Esta no es una historia exclusivamente estadounidense o latinoamericana. Es global. Y a menos que las democracias liberales se vuelvan más empáticas y receptivas, es decir, menos oligárquicas, los candidatos iliberales continuarán ganando elecciones a veces por goleada. Como advierte Mounk, cuando las personas sienten que sus votos no importan, es más probable que apoyen a los líderes que prometen hacer estallar el sistema. Esto hace que la reconstrucción de la legitimidad democrática no sea solo un imperativo moral sino una necesidad estratégica.

Un repintado democrático
Para sobrevivir, la democracia liberal debe cumplir, no solo predicar. Las lecciones de América Latina parecen claras: la estabilidad de Costa Rica se basa en tribunales anticorrupción que funcionen; Las herramientas digitales de Uruguay y los referendos activados popularmente permiten a los ciudadanos dar forma a la política, no solo protestar contra ella. Aún más crítico, las élites de ambos países, como el emblemático José “Pepe” Mujica, comparten el estilo de vida de las masas. La empatía y la proximidad no son conceptos demagógicos; son constructores de confianza.

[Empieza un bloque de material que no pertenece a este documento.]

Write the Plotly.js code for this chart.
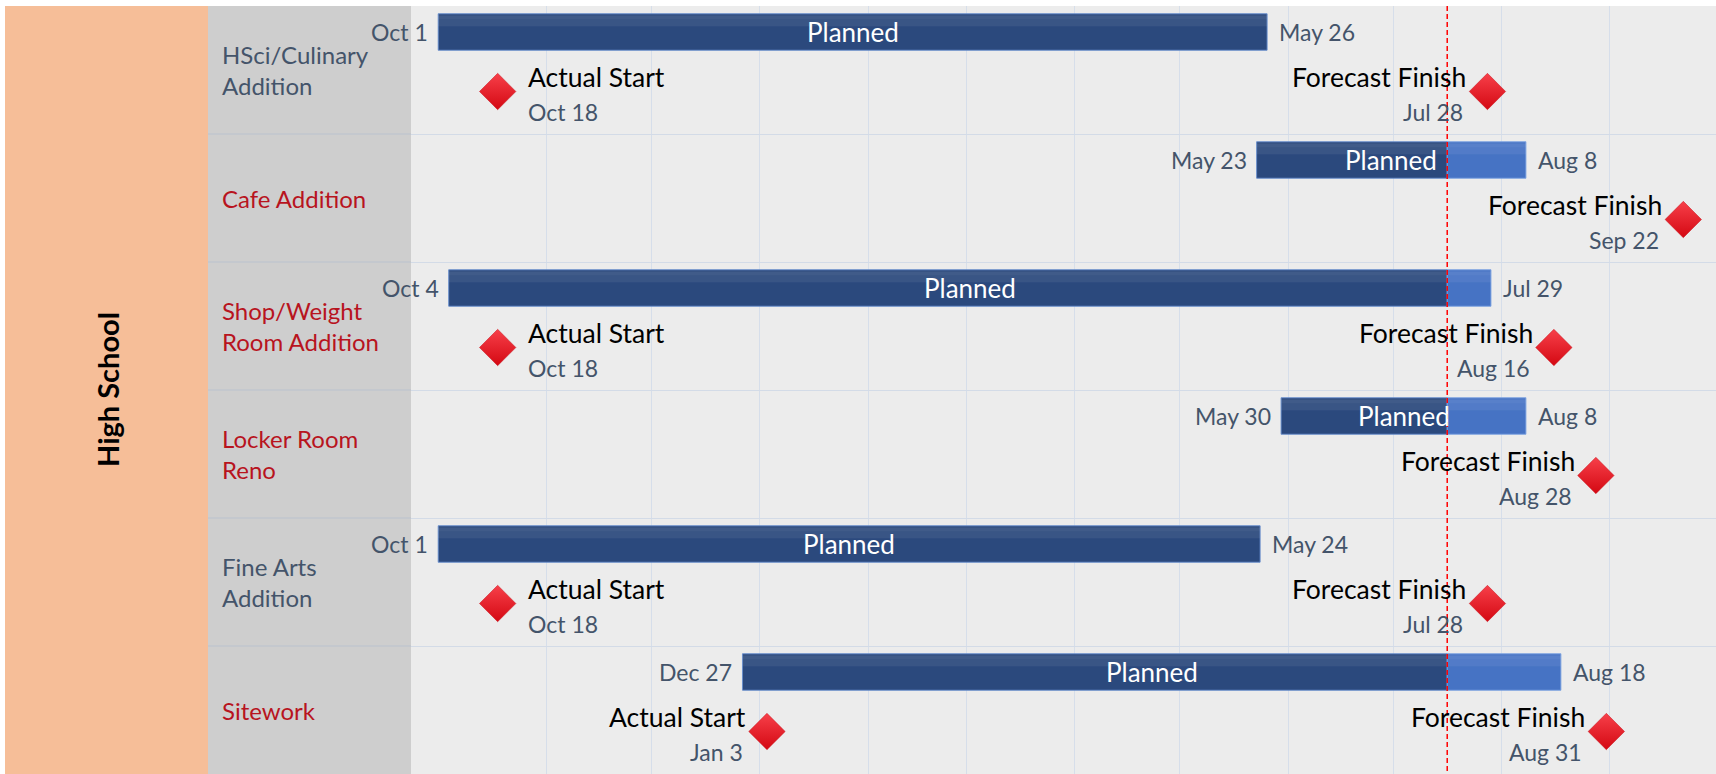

Las reformas de América Latina deben abordar las necesidades materiales y simbólicas, combinando la justicia con la recuperación económica, en lugar de compromisos legalistas. Cuando la democracia se convierte en una provincia de las élites, derrota su naturaleza primordial: un gobierno del pueblo. Y cuando se convierte en un ritual de elecciones sin entrega, frustra su propósito final: un gobierno para el pueblo.
Los derechos y los resultados no son opuestos; son requisitos previos. Sin ellos, los votantes seguirán eligiendo caudillos que prometen seguridad sobre salvaguardas y que cambian los controles y equilibrios por la “eficiencia del hombre fuerte”. La lección es clara: la democracia sin liberalismo es peligrosa, pero el liberalismo sin democracia es insostenible.
Para preservar ambos, debemos reconstruir el puente que una vez los mantuvo unidos: la confianza, con los votantes en el centro. El equilibrio requerido no es solo institucional; es simbólico y material. Los ciudadanos deben creer tanto en sus derechos individuales como en su poder colectivo para dar forma a la gobernanza.
A su vez, los líderes deben servir a los ciudadanos mejorando sus condiciones de vida, tanto a través de la prosperidad compartida como de la dignidad social. El respeto es el primer mandato de la comunidad y la condición legitimadora de la autoridad. El segundo mandato es el pan de cada día. El liberalismo debe demostrar que puede reducir el crimen y la corrupción y reavivar el crecimiento económico, no solo proteger los procedimientos. De lo contrario, los votantes seguirán intercambiando derechos por resultados, y el experimento de la humanidad con la democracia seguirá pendiendo de un hilo.